Sentiment by day of week.

# sentiment by day
reddit_sentiment %>% 
  ggplot(aes(x = day_of_week, fill = bert_label)) +
  geom_bar(position = 'fill') +
  scale_fill_brewer(palette = 'PuRd', direction = -1) +
  dark_theme_grey()

* Findings: The data reveals that weekends witness a lower incidence of negative sentiments and a higher occurrence of positive sentiments. Conversely, weekdays see the opposite effect, with more negative sentiments.
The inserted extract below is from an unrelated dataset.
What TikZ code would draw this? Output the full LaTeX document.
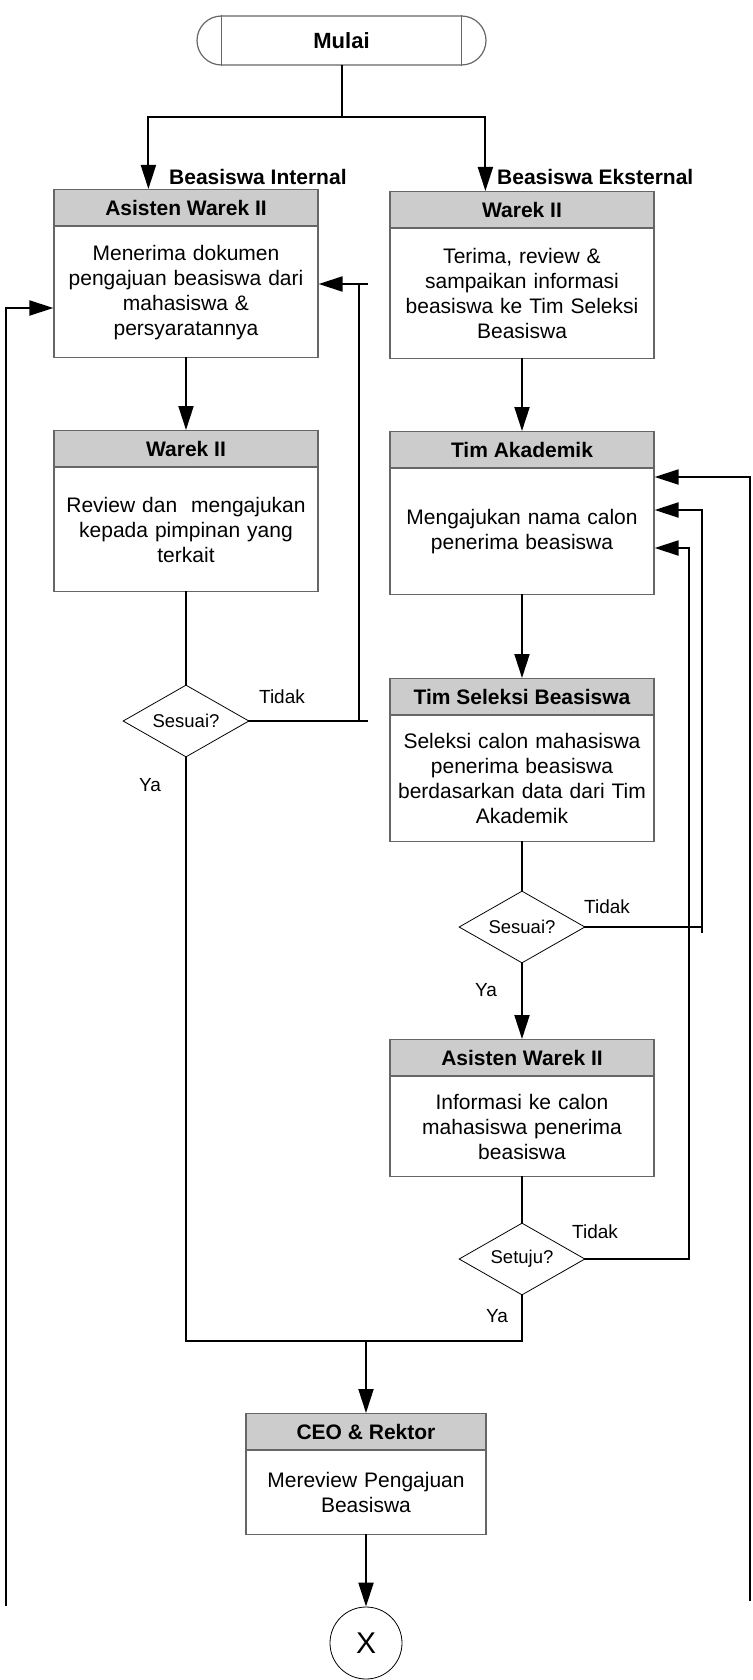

This suggests that the mood of Reddit threads shifts in a interesting way, aligning positively with leisure time and more negatively with the typical workweek.

Sentiment by time of day.

reddit_sentiment %>% 
  ggplot(aes(x = time, fill = bert_label)) +
  geom_histogram(bins = 24, position = 'stack', color = 'lightblue', lwd = 0.2) +
  scale_x_continuous(breaks = seq(0, 24, by=1)) + 
  scale_fill_manual(values = c('#bc5090', '#bc5090', 'thistle', 'lavender', 'lavender')) + 
  dark_theme_grey()

Findings: The chart displays the distribution of sentiment ratings throughout a 24-hour period.There’s a clear pattern where sentiment expression peaks during certain hours, likely corresponding to high user activity times.9-12am show a significant increase in sentiment expression, particularly for positive sentiments (4 and 5 stars), which could suggest that users are more likely to share positive experiences during leisure hours, especially in time close to noon.1-star ratings, which indicate negative sentiments, are less frequent overall but are still present during the peak hours, possibly reflecting the times when negative experiences are shared or discussed.